At 12 I was determined to drive that 38 Plymouth. It took a few jerks and bumps but within a couple of days I could get the clutch out without killing the engine. In a couple of more days I could get into second gear without grinding the gears too badly. Conquering clutching and shifting now promoted me to truck driver during harvest. And, some of you may remember you had to learn to "double clutch" to go through all gears smoothly. However, I always had to sit just on the edge of the seat to get the pedal all the way to the floor, and I had to peer over the top of the steering wheel. You could get a harvest permit at age 13. This allowed you to drive on the road with a loaded grain truck. At the ripe old age of 14, I had my full state driver.s license. I was already imagining the kind of car I wanted for my first car. And, as life goes, my first car turned out to be a lot different than what I imagined.

It was a green and cream 1953 Chevrolet Bel Air 2 door hard top with a Power Glide transmission. It was a great first car. For $150.00 it came with a new engine in it and never gave me a bit of trouble.

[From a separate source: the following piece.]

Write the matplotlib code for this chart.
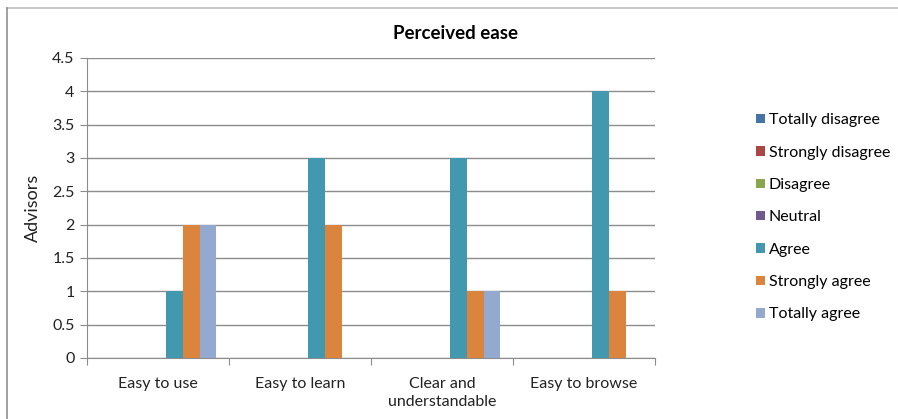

The next car I owned was one of the greats. It was a 1959 solid black, 2 door hardtop Chevrolet Impala, with a 348 and 3 deuces and a Turbo-Glide tranny. Or, as they became known, a "terrible glide". The turbo glide didn.t stand up very well, and mine was no exception. It was replaced later with a Power-Glide. However, It was a great car and some of my fondest High School memories are of things that happened in or around that car.

The next car I owned was my first "new" car. It was a 1968 Plymouth Fury III 2door hard top and the only Mopar product I ever owned.

In 1951 my uncle who worked for GM in Flint, Michigan came to visit. He drove a new Buick "fast back". I still remember how soft the back seat seamed and how huge that car really was. I also noticed it sounded different from the cars on our farm. That was because of the straight eight power plant. I also remember him talking with my dad about the "Hydro" transmission which was a big deal at that time. Some other Uncles had a 57 Chrysler that rode like a cloud, no matter what the gravel roads were like. And I liked it when they would take off really fast and squeal the tires.

I remember in 1957 in the hometown oil station some guys peering over the fenders of a brand new red 1957 Chevrolet 4-door hardtop. They wondered what that "thing" on top of the engine was. I knew that it was a fuel-injected 57 and told them so. However, not many believed a 10 year old kid at the time. I knew then what a pretty car it was. It saddened me years later to see that unusual 4 door hard top heading down a field road with bales sticking out of the trunk. You can imagine the shape it was in by that time.

Our town cop drove a Hudson Hornet. The "cool" high school guys drove 49 or 50 Fords with a straight-galvanized pipe in place of a muffler. They liked their flat heads loud. A neighbor kid owned a coral and white 55 Ford Crown with a glass top. We had a preacher in town who bought and sold cars every six months it seemed. For a time he owned a red 63 1/2 Ford Galaxy 2 door hard top fast back that really stood out in the crowd. The grocery storeowner surprised everyone in town when he came home in 1963 with a Pontiac Bonneville two door hard top and the engine had factory 3 deuces. Technology advances? Well, that was part of the anticipation of the new models. You always waited for the New Year models to come out so you could see what new wonder Detroit had added to this or that model. Remember Mopars and Edsels with push button shifting? And GM with "wonder bar radios". ?

But as a car enthusiast, I suppose it all comes down to one thing. Just plain liking cars. As a little kid I liked being stuffed with a bunch of people and riding in my Uncle.s Model A Ford. I liked the way it sounded. Having once owned one, I always liked the way a flat head Ford V-8 sounds purring down the road. I guess I just always liked being around cars. I happen to own a 1965 Impala. I really enjoy driving it and I still get a kick out of standing just listening to it idle.....ready to let those horses run. I realize there are pure GM buffs, pure Ford buffs or this or that. But I think that as classic cars they all have their good points. I have a fascination for them all!

In conclusion, I think Dakota Cruisers deserves recognition as a great car club. Always something going on if you want to participate, and look at what Motor Magic has turned into. I got to see a lot of classics cruising this summer around Minot, and I look forward to next summer and seeing you driving your rod or classic. Ahhhhhh....wheel time!